Unlike teachers, rocket scientists do not travel in pairs - one rocket scientist in a family seems to be the norm and in 80% of cases they are female.

The scope of their speciality is much misunderstood by both members of the public and their own partners. Only too often, you will hear these gifted women explaining to their befuddled spouses which topics fall outside the Rocket Science ambit. (Quite often in a rather short tempered fashion that I think we can attribute to their work place exposure to volatile fuels).

Recently, from overheard conversations in supermarkets and cafes, I have learnt that the following topics have nothing to do with rocket science:-

Leaving a bitch on heat in the presence of a male dog often results in pregnancy and puppies. More veterinary, I would say, than rocket science.The confusion obviously arises from the American and Russian habits of sending monkeys and dogs up into space. Whether or not any of these had puppies or small monkeys is not recorded, but is obviously a possibility given the limited fields of expertise of rocket scientists.

Accurately guaging the width of one of our medieval village alleys and subtracting from that the width of a hire car to end up with a positive result. This, also, is a calculation that does not figure in rocket science text books, which leads one to believe that soon all our small alleys will be blocked by bewildered rocket scientists.

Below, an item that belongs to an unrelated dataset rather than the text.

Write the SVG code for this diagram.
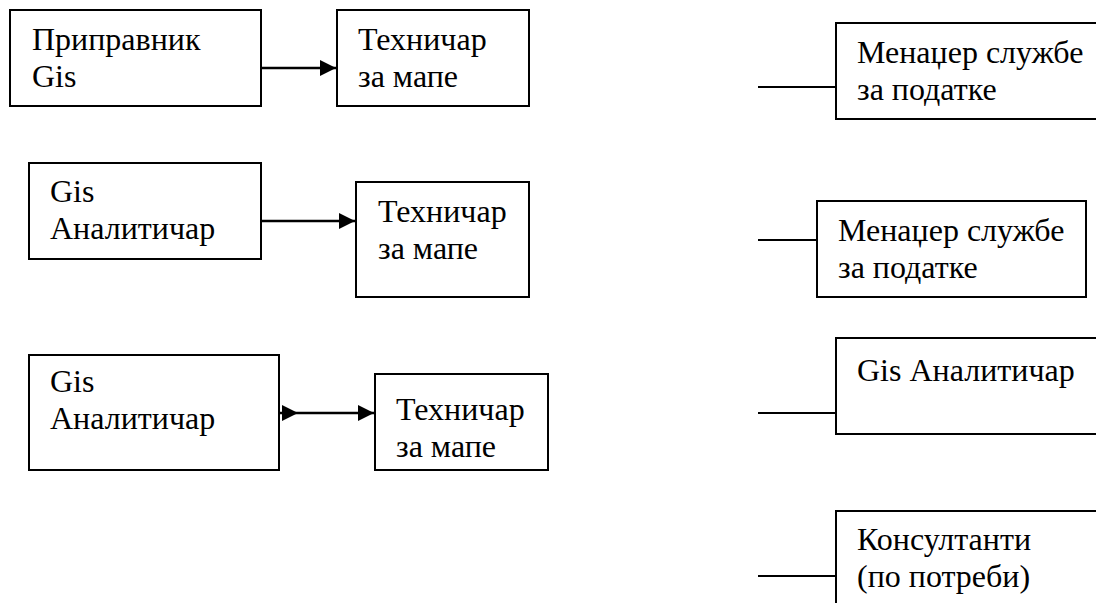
<svg xmlns="http://www.w3.org/2000/svg" width="1096" height="603" viewBox="0 0 1096 603">
  <style>
    .box { fill: #ffffff; stroke: #000000; stroke-width: 2; }
    .lbl { font-family: "Liberation Serif", "Times New Roman", serif; font-size: 32px; fill: #000000; }
    .conn { stroke: #000000; stroke-width: 2.5; fill: none; }
    .stub { stroke: #000000; stroke-width: 2; fill: none; }
  </style>
  <defs>
    <marker id="ah" viewBox="0 0 16 16" refX="16" refY="8" markerWidth="16" markerHeight="16" markerUnits="userSpaceOnUse" orient="auto">
      <path d="M0,0 L16,8 L0,16 z" fill="#000000"/>
    </marker>
  </defs>

  <g id="connectors">
    <path class="conn" d="M261,68 L336,68" marker-end="url(#ah)"/>
    <path class="conn" d="M261,221 L355,221" marker-end="url(#ah)"/>
    <path class="conn" d="M279,413 L298,413 L374,413" marker-mid="url(#ah)" marker-end="url(#ah)"/>
    <path class="stub" d="M758,87 L836,87"/>
    <path class="stub" d="M758,240 L817,240"/>
    <path class="stub" d="M758,413 L836,413"/>
    <path class="stub" d="M758,576 L836,576"/>
  </g>

  <g id="node-pripravnik">
    <rect class="box" x="10" y="10" width="251" height="96"/>
    <text class="lbl" x="32" y="50">Приправник</text>
    <text class="lbl" x="32" y="87">Gis</text>
  </g>
  <g id="node-tehnicar1">
    <rect class="box" x="337" y="10" width="192" height="96"/>
    <text class="lbl" x="358" y="50">Техничар</text>
    <text class="lbl" x="358" y="87">за мапе</text>
  </g>

  <g id="node-analiticar1">
    <rect class="box" x="29" y="163" width="232" height="96"/>
    <text class="lbl" x="50" y="202">Gis</text>
    <text class="lbl" x="50" y="239">Аналитичар</text>
  </g>
  <g id="node-tehnicar2">
    <rect class="box" x="356" y="182" width="173" height="115"/>
    <text class="lbl" x="378" y="222">Техничар</text>
    <text class="lbl" x="378" y="259">за мапе</text>
  </g>

  <g id="node-analiticar2">
    <rect class="box" x="29" y="355" width="250" height="115"/>
    <text class="lbl" x="50" y="392">Gis</text>
    <text class="lbl" x="50" y="429">Аналитичар</text>
  </g>
  <g id="node-tehnicar3">
    <rect class="box" x="375" y="374" width="173" height="96"/>
    <text class="lbl" x="396" y="420">Техничар</text>
    <text class="lbl" x="396" y="457">за мапе</text>
  </g>

  <g id="node-menadzer1">
    <rect class="box" x="836" y="23" width="270" height="96"/>
    <text class="lbl" x="857" y="63">Менаџер службе</text>
    <text class="lbl" x="857" y="100">за податке</text>
  </g>
  <g id="node-menadzer2">
    <rect class="box" x="817" y="201" width="269" height="96"/>
    <text class="lbl" x="838" y="241">Менаџер службе</text>
    <text class="lbl" x="838" y="278">за податке</text>
  </g>
  <g id="node-analiticar3">
    <rect class="box" x="836" y="338" width="270" height="96"/>
    <text class="lbl" x="857" y="381">Gis Аналитичар</text>
  </g>
  <g id="node-konsultanti">
    <rect class="box" x="836" y="511" width="270" height="110"/>
    <text class="lbl" x="857" y="550">Консултанти</text>
    <text class="lbl" x="857" y="587">(по потреби)</text>
  </g>
</svg>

Assembling flat pack furniture is, apparently, not rocket science either. Although, I would have thought, learning to decode short cryptic badly translated instructions might be useful in the international cosmopolitan work place of the rocket scientist and might result in faster future rocket assembly.

If you hear of any other topics that are outside the scope of rocket science, feel free to add them below.
By analysing what is not rocket science, we will learn a lot more about rocket science and the rocket scientists among us.